The other, sick or handicapped, needs us out of necessity and at the same time for the pleasure of being together. It is often isolation that makes suffering a bearer of death. Being together changes everything. It is not enough that the other matters to us. I had occasion to verify this while staying close to an elderly aunt near the end of her life: she was important to me, but I did not love her so much that I needed her.

Every human being has something to give… themselves, before anything else. One can be thrust into solitude and die because there is no one to receive the gift of one's own being.

Sick or disabled people have so much the impression that they are useless that they must feel that we are poor so that they can give us a gift, sometimes even without knowing it, of what they yearn to offer us.

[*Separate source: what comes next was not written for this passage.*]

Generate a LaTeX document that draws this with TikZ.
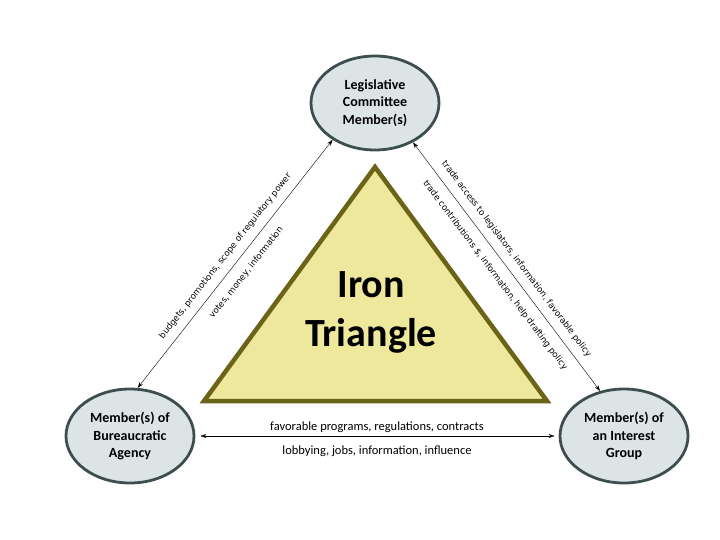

But do we truly trust in the other, especially when the image they offer us of themselves is not one of strength? If so, then we will no longer seek his good in what we believe to be his good, but rather in what he needs.

What Do We Want?

The choice that is continually presented to us is between the forces of life and those of death. We cannot achieve everything, but we have the possibility of choosing life. To choose life "is to go where one does not know, along a road one does not know." To choose life is to be together. The "we" that we form together, with all our miseries and all our riches combined, is a source of life renewed for an indefinite time.

Nicolle Carré, 2012

Ombres et Lumière No. 185

(1) Philosopher, 1905–1950. Founder of the magazine "Esprit" in 1932, he initiated the movement of communitarian personalism.